How Cheyenne’s First Liquor Store Launched a Ranching and Banking Empire
Thomas A. Kent arrived in Cheyenne in 1867, just weeks after the Union Pacific Railroad had established an outpost. The Canadian-born businessman quickly set up shop on the corner of 16th Street and Pioneer Avenue, selling whiskey and wine from a tent.
Kent's tent was the first of many liquor stores in the bustling town. By 1870, Cheyenne had 27 saloons, five liquor stores, four breweries and a population of 1,500.
After selling his store, Kent invested in livestock and opened a bank. In only a few years, he had become one of the most prominent barons in the West, helped co-found the legendary Wyoming Stock Growers Association and was an early member of the prestigious Cheyenne Club.
At the height of his success, the thriving banker constructed the two-story T.A. Kent Building, which occupied an entire block on the southeast corner of 17th Street and Carey Avenue, the current site of the Downtown Mall.

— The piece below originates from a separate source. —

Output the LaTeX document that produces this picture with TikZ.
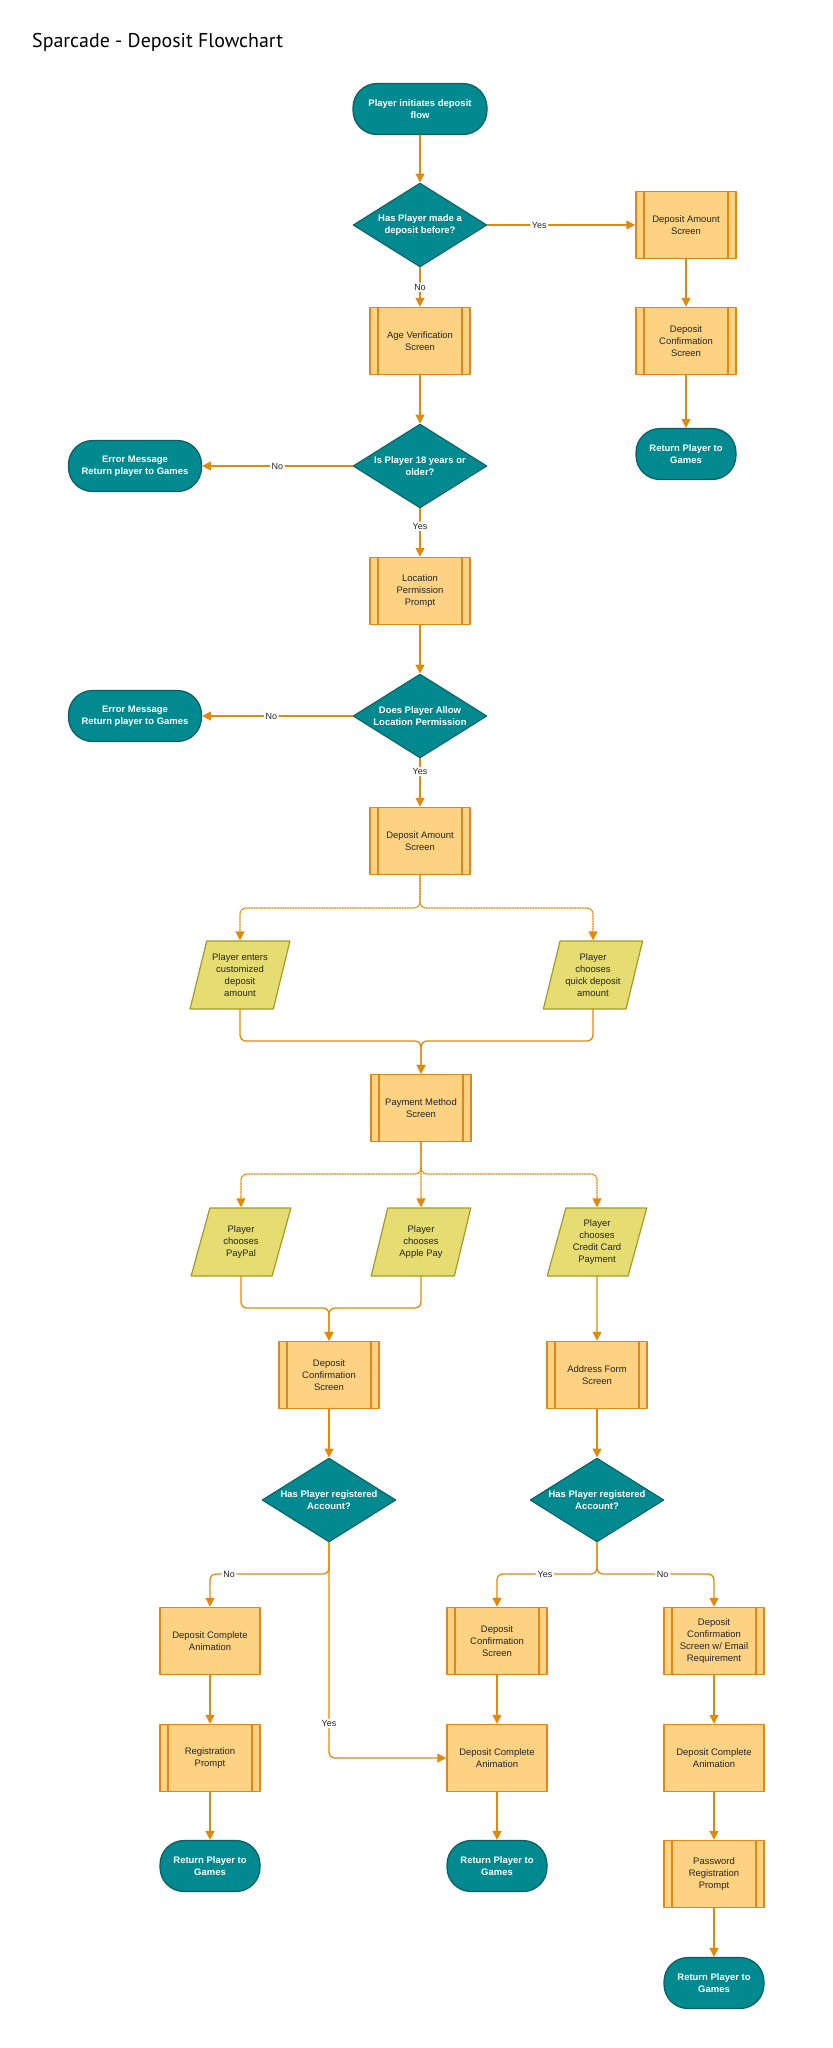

Unfortunately, the Wyoming cattle boom was short lived. A drought in the summer of 1886 was followed by a series of winter storms in 1887 that wiped out an estimated 25 percent of livestock across the state.
As the cattle industry went belly-up, Kent's banking empire began to crumble. T.A. Kent and Company eventually went out of business in 1893.
Kent left Cheyenne and relocated to Denver, where he attempted to rebuild his fortune in the real estate business. Unfortunately, he died suddenly at the age of 52. In 1899, Kent was laid to rest at Lakeview Cemetary in the city that he helped build only a few decades earlier.